Once again, pending legislation seeks to impose a massive tax increase upon all forms of personal property or wealth despite California having the highest income tax rate in the country.
The California Chamber of Commerce has tagged AB 259 (Lee; D-San Jose) and ACA 3 (Lee; D-San Jose) as job killers that will encourage the highest net worth earners in California to leave for states with less punitive tax systems and discourage other entrepreneurs from investing in California innovation, jobs and economy.
In addition, ACA 3 proposes to eliminate the requirement for a two-thirds vote of the Legislature to classify personal property for tax purposes, thus clearing the way for even higher taxes in the future.
The measures implicitly acknowledge that rates for existing California income taxes have reached their practical or political maximums, so proponents now propose to devise an entirely new tax never before considered for our state.
Not only is this proposed tax audacious in the amount of new revenue to be raised, estimated by some at $21.6 billion a year, it targets individuals who may have only a fleeting connection with the state — reaching across time and space to seize revenues from successful entrepreneurs and business owners.
These individuals have played a large role in driving California’s budget growth and providing the shock-absorbing revenue surpluses that the state will use to offset today’s revenue shortfalls.
ACA 3 proposes that the people of California amend the Constitution to authorize the Legislature to impose a tax upon all forms of personal property or wealth, whether tangible or intangible.
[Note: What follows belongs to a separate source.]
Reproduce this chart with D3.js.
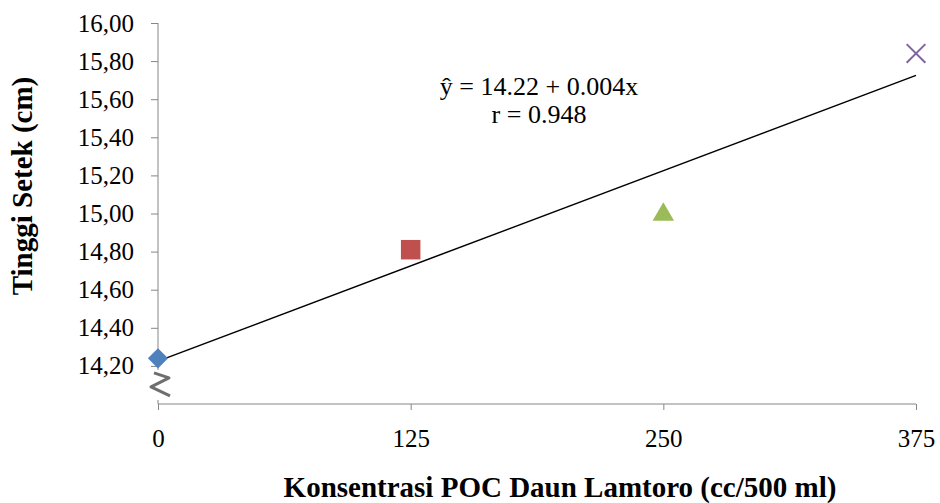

The new tax would be administered and collected by the Franchise Tax Board (FTB) and the Department of Justice.
ACA 3 also in effect repeals the State Appropriations Limit law, which applies some discipline to legislative spending and has kept taxes within some reasonable and knowable bounds.
AB 259, if adopted, imposes an annual tax beginning on or after January 1, 2024, and before January 1, 2026 at a rate of 1.5% of a resident’s worldwide net worth in excess of $1 billion or in excess of $500 million in the case of a married taxpayer filing separately.
After January 1, 2026, a tax of 1% upon the worldwide net worth of every resident in this state in excess of $25 million (for married taxpayers filing separately) or $50 million for all other taxpayers in 2026. Worldwide net worth would not include any real property directly held by the taxpayer (but would include indirectly held real property). There would be an additional 0.5% surtax upon worldwide net worth in excess of $500 million for married taxpayers filing separately and $1 billion for all other taxpayers.
Worldwide net worth would be calculated in the manner set forth for calculating the federal estate tax under the Internal Revenue Code and would be the value of all worldwide property owned by the taxpayer on December 31 of each year. The FTB would be authorized to adopt regulations to prevent the avoidance or evasion of the wealth tax.
Harm to Tax Climate
California ranks 48th on the Tax Foundation’s 2023 State Business Tax Climate Index. California already has the highest income tax rate in the country (13.3%) while Alaska, Florida, Nevada, South Dakota, Texas, Washington and Wyoming do not impose any income tax.
In addition, California has the highest sales tax rate and gas tax rate in the United States.
The top 5% of California income earners pay 70% of the total personal income tax (PIT) revenue. Losing any of these taxpayers and the revenue they contribute to the state could harm California’s General Fund. Thus, these bills will plausibly achieve the exact opposite of their stated intent and drive the state’s money away rather than redistributing it.
Furthermore, AB 259 will facilitate nuisance lawsuits under the guise of tax enforcement, create conflicts with existing tax law, and lead to double jeopardy for taxpayers.
California’s elected leaders are facing the first revenue shortfalls since the Brown administration. The very last thing the Legislature should be doing is signaling to the most productive and prolific taxpayers in the state that they should consider taking their investments, energy, innovation and tax payments elsewhere.